Anyhoo...I encountered real life examples while out and about, violating Stay-At-Home-Down on Thursday while banking and post-officing. Techically, while convenience-storing. Because what good is rule-breaking if you only do it for necessary errands?
Anyhoo...I was in the Sis-Town Casey's to pre-pay for T-Hoe's weekly gas. He skipped a week, you know, due to inactivity. I paid $1.39 a gallon for the cheap stuff. Can't see paying $2.09 for the super premium. Sorry, T-Hoe!
Anyhoo...while paying, I had waited on the orange circle to allow the proper social distance for the guy ahead of me at the counter. When he left, I moved up for my turn. Imagine my surprise, when turning to leave, to find a teenage gal THISCLOSE to my left shoulder!
Sweet Gummi Mary! Not only was she not allowing me six feet, she was practically in my shirt pocket! I'm no more of a germaphobe now than I was during my teaching career. But this was going too far! I mean coming too close! This gal made Elaine's close-talker boyfriend (played by Judge Reinhold) seem like he was shouting from the other end of a football field.
She did nothing to endear herself to me by being part of a five-person pack of humans shopping at a convenience store, either! She was GOOFUS GAL!
In contrast, I entered the School-Turn Casey's to buy scratchers, and saw the line winding all the way back to the soda fountain. They have a problem since their remodel. There is absolutely no waiting area for a checkout line. As Farmer H would say, "Probably some stupid engineer designed it."
Anyhoo...two cashiers were working. Each had a customer. A woman and a guy were waiting, in a single line. In fact, when a cashier was available, the guy stayed rooted to his spot. He was allowing a 12-foot social distance. Another kind of annoyance, but I guess he thought he was being polite, or else he was deathly afraid of possible death. I suppose he was GALLANT GUY.
I would have settled for a Goldilocks in line ahead or behind me.
She would have been JUST RIGHT.
4 comments:
You didn't mention...Was Goofus Gal wearing a mask?
I shudder in fright, awaiting the answer.
Sioux,
NO! That's what makes her even more Goofus-y! Though to be fair, Gallant Guy wasn't wearing a mask, either. Not many people wear them around here. I might see one on each trip to town. Gallant Guy was wearing the standard young whippersnapper uniform of jacket, knit cap, and track pants at he waiting in line holding his Monster...

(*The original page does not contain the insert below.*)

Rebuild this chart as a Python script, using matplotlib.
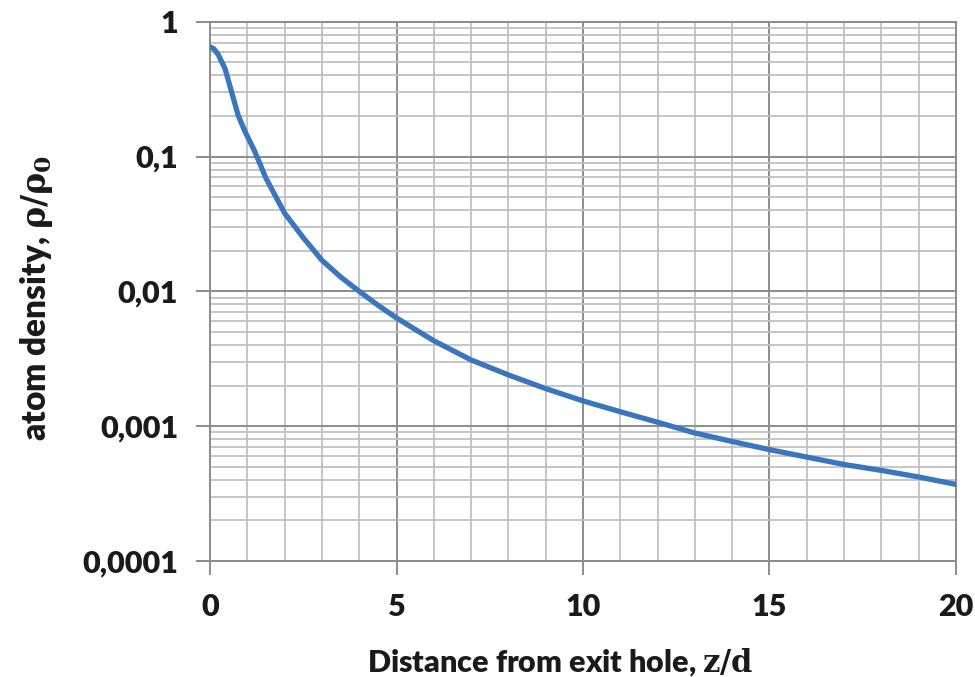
import numpy as np
import matplotlib
matplotlib.use("Agg")
import matplotlib.pyplot as plt
from matplotlib.ticker import LogLocator, MultipleLocator, NullFormatter

# Density profile along the jet axis
z_d = [0.0, 0.1, 0.22, 0.4, 0.58, 0.76, 0.94, 1.2, 1.5, 2.0, 2.5, 3.0, 3.5,
       4.0, 4.5, 5.0, 6.0, 7.0, 8.0, 9.0, 10.0, 11.0, 12.0, 13.0, 14.0,
       15.0, 16.0, 17.0, 18.0, 19.0, 20.0]
density = [0.65, 0.63, 0.57, 0.45, 0.30, 0.20, 0.153, 0.109, 0.069, 0.038,
           0.025, 0.0170, 0.0128, 0.0100, 0.0079, 0.00635, 0.0043, 0.0031,
           0.0024, 0.0019, 0.00154, 0.00128, 0.00107, 0.00089, 0.00077,
           0.00067, 0.00059, 0.00052, 0.00047, 0.00042, 0.00037]

y_ticks = [1e-4, 1e-3, 1e-2, 1e-1, 1]
y_labels = ["0,0001", "0,001", "0,01", "0,1", "1"]
x_ticks = [0, 5, 10, 15, 20]

plt.rcParams["font.family"] = ["Lato", "DejaVu Sans"]
plt.rcParams["mathtext.fontset"] = "dejavuserif"

fig = plt.figure(figsize=(9.75, 6.77), dpi=100)
ax = fig.add_axes([0.2154, 0.1713, 0.9805 - 0.2154, 0.968 - 0.1713])

ax.plot(z_d, density, color="#3a76bd", lw=3.8, solid_joinstyle="round",
        zorder=3)

ax.set_yscale("log")
ax.set_xlim(0, 20)
ax.set_ylim(1e-4, 1)

ax.set_yticks(y_ticks)
ax.set_yticklabels(y_labels)
ax.yaxis.set_minor_locator(LogLocator(base=10, subs=np.arange(2, 10)))
ax.yaxis.set_minor_formatter(NullFormatter())
ax.set_xticks(x_ticks)
ax.xaxis.set_minor_locator(MultipleLocator(1))

ax.grid(which="major", color="#8c8c8c", lw=1.4)
ax.grid(which="minor", color="#c0c0c4", lw=1.3)
ax.set_axisbelow(True)

for s in ax.spines.values():
    s.set_color("#8c8c8c")
    s.set_linewidth(1.4)

ax.tick_params(which="major", length=10, width=1.4, color="#8c8c8c",
               labelsize=22, pad=13)
ax.tick_params(which="minor", length=0)
for lab in ax.get_xticklabels() + ax.get_yticklabels():
    lab.set_fontweight("heavy")
    lab.set_color("#1a1a1a")

ax.set_xlabel(r"Distance from exit hole, $\mathbf{z/d}$", fontsize=22,
              fontweight="heavy", color="#1a1a1a")
ax.xaxis.set_label_coords(0.469, -0.158)
ax.set_ylabel(r"atom density, $\mathbf{\rho/\rho_0}$", fontsize=24,
              fontweight="heavy", color="#1a1a1a")
ax.yaxis.set_label_coords(-0.208, 0.487)

fig.savefig("out.png", dpi=100)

I see people doing the distancing thing everywhere except in the aisles of the supermarket where they have to pass each other, since the aisles aren't wide enough to step aside, then there's people who stop in the middle to check what's on the shelves, you can't get past without getting too close. Luckily of me, I know exactly where the things I need are situated, so I can go straight there and just hang back a bit if someone is already there. Most days I get in, grab a newspaper which is right by the checkouts and get back out again.
In the city, where people go running on the parks trails, there are so many exercising now there just isn't the space for proper distancing, especially taking into the fact that runners expel breath with more force than walkers, so you need to be further behind because the germs will be carried further.
River,
I think the runners would be fairly safe, since they wouldn't be out running if they were sick. I have a problem with assuming EVERYONE is infected, and giving off the virus without symptoms while feeling good enough to exercise.
That said, a too-close teenage girl breathing in my face in a convenience store bothers me, even though young people are quite under-represented among the infected.